Je dois aussi avouer que parfois, l’ampleur de ses projets m’a sidéré. Ainsi, lorsqu’il m’a montré la maquette de l’urbanisation de ce qui est devenu Ouaga 2.000 alors que ce site n’était encore que friches, dépôts d’ordures et de ferrailles, je me suis dit qu’il lui fallait une singulière audace pour oser entreprendre une telle opération. Mais il n’empêche que je me suis battu pied à pied avec les services parisiens qui entendaient implanter le bâtiment de la salle de conférences offerte à l’occasion du sommet France Afrique à tout autre endroit de la ville que la zone de Ouaga 2000, estimant qu’il ne fallait pas espérer voir y construire un jour cet ensemble utopique qui relevait, selon eux, de la manifestation d’un rêve du Président Compaoré. J’ai fini par gagner la partie et suis heureux maintenant, à chaque fois que je reviens au Burkina-Faso, de constater que j’avais été bien inspiré en choisissant le bon camp.

Mais, il est pour moi un autre défi, moins apparent que la belle réalisation architecturale de Ouaga 2.000 qui fait maintenant honneur à la capitale et qui m’angoisse. Il s’agit du devenir de ces milliers d’enfants que je rencontre en parcourant les villages disséminés au sein des grands espaces de cette brousse sahélienne aride.
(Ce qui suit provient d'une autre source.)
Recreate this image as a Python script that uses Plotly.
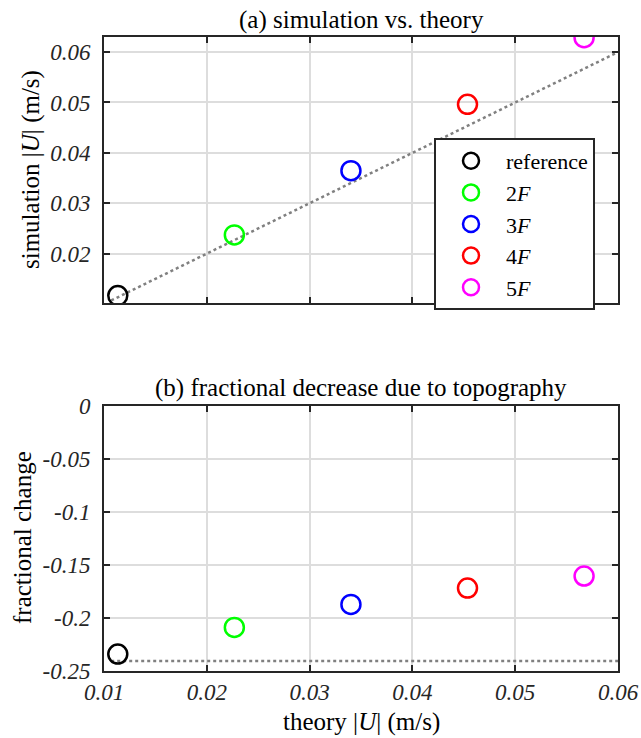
import plotly.graph_objects as go

labels = ["reference", "2<i>F</i>", "3<i>F</i>", "4<i>F</i>", "5<i>F</i>"]
colors = ["#000000", "#00ff00", "#0000ff", "#ff0000", "#ff00ff"]
theory = [0.01134, 0.02268, 0.03402, 0.04536, 0.05670]
simulation = [0.01167, 0.02371, 0.03647, 0.04964, 0.06286]
frac_change = [-0.2343, -0.2091, -0.1874, -0.1720, -0.1606]

line_x = [0.0107, 0.06]
line_y_top = [0.0107, 0.06]
frac_ref = -0.2409

xticks = [0.01, 0.02, 0.03, 0.04, 0.05, 0.06]
xtick_text = ["0.01", "0.02", "0.03", "0.04", "0.05", "0.06"]
ytop_ticks = [0.02, 0.03, 0.04, 0.05, 0.06]
ytop_text = ["0.02", "0.03", "0.04", "0.05", "0.06"]
ybot_ticks = [-0.25, -0.2, -0.15, -0.1, -0.05, 0]
ybot_text = ["-0.25", "-0.2", "-0.15", "-0.1", "-0.05", "0"]

FONT = "Liberation Serif"
AX = "#262626"
GRID = "#dddddd"
TS = 25

fig = go.Figure()

fig.add_trace(go.Scatter(x=line_x, y=line_y_top, mode="lines",
                         line=dict(color="#808080", width=2.5, dash="dot"),
                         showlegend=False, xaxis="x", yaxis="y", hoverinfo="skip"))
fig.add_trace(go.Scatter(x=line_x, y=[frac_ref, frac_ref], mode="lines",
                         line=dict(color="#808080", width=2.5, dash="dot"),
                         showlegend=False, xaxis="x2", yaxis="y2", hoverinfo="skip"))

for lab, c, tx, sy, fc in zip(labels, colors, theory, simulation, frac_change):
    fig.add_trace(go.Scatter(x=[tx], y=[sy], mode="markers", name=lab,
                             marker=dict(symbol="circle-open", size=19, color=c,
                                         line=dict(width=2.5, color=c)),
                             xaxis="x", yaxis="y"))
    fig.add_trace(go.Scatter(x=[tx], y=[fc], mode="markers", name=lab, showlegend=False,
                             marker=dict(symbol="circle-open", size=19, color=c,
                                         line=dict(width=2.5, color=c)),
                             xaxis="x2", yaxis="y2"))

xd = [104 / 641, 618 / 641]
common = dict(showline=True, linecolor=AX, linewidth=2, mirror="ticks",
              ticks="inside", ticklen=6, tickwidth=2, tickcolor=AX,
              showgrid=True, gridcolor=GRID, gridwidth=1.5, zeroline=False,
              automargin=False,
              tickfont=dict(family=FONT, size=23, color=AX, style="italic"))


def ann(text, x, y, angle=0):
    return dict(text=text, x=x, y=y, xref="paper", yref="paper", showarrow=False,
                xanchor="center", yanchor="middle", textangle=angle,
                font=dict(family=FONT, size=TS, color="#000000"))


xc = 0.5 * (xd[0] + xd[1])
fig.update_layout(
    template="none",
    width=641, height=738,
    margin=dict(l=0, r=0, t=0, b=0, autoexpand=False),
    paper_bgcolor="white", plot_bgcolor="white",
    font=dict(family=FONT, color=AX),
    xaxis=dict(domain=xd, range=[0.01, 0.06], tickvals=xticks, showticklabels=False,
               anchor="y", **common),
    yaxis=dict(domain=[1 - 303 / 738, 1 - 37 / 738], range=[0.0102, 0.063],
               tickvals=ytop_ticks, ticktext=ytop_text, anchor="x",
               ticklabelstandoff=7, **common),
    xaxis2=dict(domain=xd, range=[0.01, 0.06], tickvals=xticks, ticktext=xtick_text,
                anchor="y2", **common),
    yaxis2=dict(domain=[1 - 670.7 / 738, 1 - 406 / 738], range=[-0.25, 0],
                tickvals=ybot_ticks, ticktext=ybot_text, anchor="x2",
                ticklabelstandoff=7, **common),
    legend=dict(x=434 / 641, y=1 - 138 / 738, xanchor="left", yanchor="top",
                bgcolor="white", bordercolor=AX, borderwidth=2,
                font=dict(family=FONT, size=22, color="#000000"),
                itemsizing="trace", itemwidth=60),
    annotations=[
        ann("(a) simulation vs. theory", xc, 1 - 20 / 738),
        ann("(b) fractional decrease due to topography", xc, 1 - 388 / 738),
        ann("simulation |<i>U</i>| (m/s)", 31 / 641, 1 - 170 / 738, -90),
        ann("fractional change", 22 / 641, 1 - 538 / 738, -90),
        ann("theory |<i>U</i>| (m/s)", xc, 1 - 722 / 738),
    ],
)

fig.write_html("out.html")
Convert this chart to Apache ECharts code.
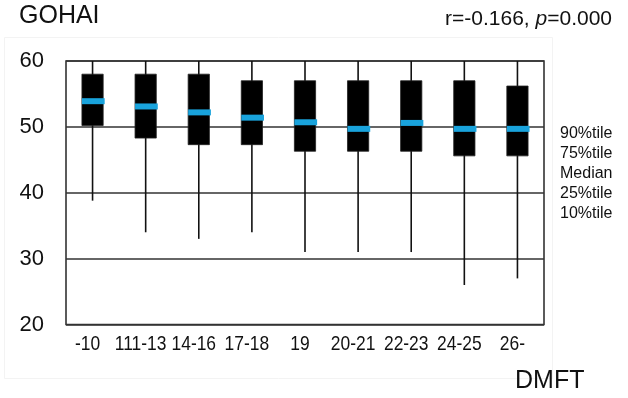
<!DOCTYPE html>
<html>
<head>
<meta charset="utf-8">
<script src="https://cdn.jsdelivr.net/npm/echarts@6/dist/echarts.min.js"></script>
<style>
  html, body { margin: 0; padding: 0; background: #fff; }
  #chart { width: 628px; height: 398px; }
</style>
</head>
<body>
<div id="chart"></div>
<script>
// DMFT groups and GOHAI percentiles per group
const categories = ['-10', '111-13', '14-16', '17-18', '19', '20-21', '22-23', '24-25', '26-'];
const p10    = [38.8, 34.0, 33.0, 34.0, 31.0, 31.0, 31.0, 26.0, 27.0];
const p25    = [50.2, 48.3, 47.3, 47.3, 46.3, 46.3, 46.3, 45.6, 45.6];
const median = [53.9, 53.1, 52.2, 51.4, 50.7, 49.7, 50.6, 49.7, 49.7];
const p75    = [58.0, 58.0, 58.0, 57.0, 57.0, 57.0, 57.0, 57.0, 56.2];
const p90    = [60, 60, 60, 60, 60, 60, 60, 60, 60];
const yTicks = [20, 30, 40, 50, 60];
const legendLines = ['90%tile', '75%tile', 'Median', '25%tile', '10%tile'];

const FONT = 'Liberation Sans, Arial, sans-serif';
const boxData = categories.map((c, i) => [i, p10[i], p25[i], median[i], p75[i], p90[i]]);

// whisker, filled box, blue median bar and a condensed category label per group
function renderBox(params, api) {
  const idx = api.value(0);
  const bandW = api.size([1, 0])[0];
  const boxW = bandW * 0.40;
  const top = api.coord([idx, api.value(5)]);
  const bot = api.coord([idx, api.value(1)]);
  const q1 = api.coord([idx, api.value(2)]);
  const md = api.coord([idx, api.value(3)]);
  const q3 = api.coord([idx, api.value(4)]);
  const base = api.coord([idx, yTicks[0]]);
  const x = top[0];
  return {
    type: 'group',
    children: [
      { type: 'line', shape: { x1: x, y1: top[1], x2: x, y2: bot[1] },
        style: { stroke: '#111', lineWidth: 1.6 } },
      { type: 'rect', shape: { x: x - boxW / 2, y: q3[1], width: boxW, height: q1[1] - q3[1] },
        style: { fill: '#000', stroke: '#222', lineWidth: 0.8 } },
      { type: 'line', shape: { x1: x - boxW / 2, y1: md[1], x2: x + boxW / 2 + 1.5, y2: md[1] },
        style: { stroke: '#19a3dc', lineWidth: 6 } },
      { type: 'text', x: x - 5, y: base[1] + 20, scaleX: 0.83,
        style: { text: categories[idx], fontSize: 21, fontFamily: FONT, fill: '#111',
                 align: 'center', verticalAlign: 'middle' } }
    ]
  };
}

const chart = echarts.init(document.getElementById('chart'), null, { renderer: 'canvas' });
chart.setOption({
  backgroundColor: '#fff',
  animation: false,
  grid: { left: 66, right: 84, top: 61, bottom: 73.5, show: true,
          borderColor: '#333', borderWidth: 1.6, backgroundColor: 'transparent' },
  xAxis: {
    type: 'category', data: categories, boundaryGap: true,
    axisLine: { show: false }, axisTick: { show: false }, splitLine: { show: false },
    axisLabel: { show: false }
  },
  yAxis: {
    type: 'value', min: yTicks[0], max: yTicks[yTicks.length - 1], interval: 10,
    axisLine: { show: false }, axisTick: { show: false },
    splitLine: { show: true, lineStyle: { color: '#333', width: 1.6 } },
    axisLabel: { color: '#111', fontFamily: FONT, fontSize: 22, margin: 22 }
  },
  series: [{
    type: 'custom', renderItem: renderBox, data: boxData, clip: false,
    encode: { x: 0, y: [1, 2, 3, 4, 5] }, z: 5
  }],
  graphic: [
    { type: 'rect', shape: { x: 4.5, y: 37.5, width: 548, height: 341 }, silent: true, z: -10,
      style: { fill: 'none', stroke: '#f3f3f3', lineWidth: 1 } },
    { type: 'text', left: 19, top: 4,
      style: { text: 'GOHAI', fontSize: 25, fontFamily: FONT, fill: '#111' } },
    { type: 'text', right: 16, top: 9,
      style: { rich: { n: { fontSize: 21, fontFamily: FONT, fill: '#111' },
                       i: { fontSize: 21, fontStyle: 'italic', fontFamily: FONT, fill: '#111' } },
               text: '{n|r=-0.166, }{i|p}{n|=0.000}' } },
    { type: 'text', left: 515, top: 369,
      style: { text: 'DMFT', fontSize: 25, fontFamily: FONT, fill: '#111' } },
    { type: 'text', left: 560, top: 124,
      style: { text: legendLines.join('\n'), fontSize: 16, lineHeight: 20,
               fontFamily: FONT, fill: '#111' } }
  ]
});
</script>
</body>
</html>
Je vois déjà en eux, alors qu’ils sont encore à un âge si touchant et rieur malgré le dénuement dans lequel ils vivent, tous les besoins élémentaires auxquels le pays devra répondre, à l’horizon d’un peu plus d’une décade, c’est-à-dire demain, lorsque devenus adultes ils exigeront toutes leurs places dans la société. Faute de quoi, sous les poussées de leurs attentes insatisfaites, la démocratie pourrait vaciller. Il me revient, à ce sujet, comment le Président Compaoré, que j’avais accompagné durant un séjour à Lyon, avait cloué le bec à un journaliste qui le titillait en lui posant des questions perfides sur les préoccupations des populations en matière de plénitude démocratique. Sachez, lui avait-il répondu que, pour bon nombre de burkinabé, le premier des soucis est d’avoir à manger tout au long de l’année pour eux et leurs familles car, ainsi que vous le savez, a-t-il ajouté, ventre affamé n’a plus d’oreille. Il est de fait qu’en matière de leçon de démocratie, les conseilleurs ne sont pas toujours les payeurs.

C’est pourquoi la France, dont les relations avec le Burkina Faso sont scellées par l’histoire, se doit de soutenir ses aides au développement, facteurs de consolidation et de pérennisation d’un l’Etat de droit affirmé et qui émerge en tant que pays de référence sur la scène internationale. Je souhaite, aussi, qu’au sein d’une opinion publique occidentale quelque peu désabusée s’agissant de l’Afrique dans son ensemble, l’image de ce pays soit mieux distinguée et valorisée. C’est pourquoi je soutiens, avec conviction, le projet de développement des potentialités d’un tourisme à forte connotation culturelle afin de faire mieux connaître et apprécier à l’étranger les qualités humaines et les valeurs spirituelles de ce peuple si attachant.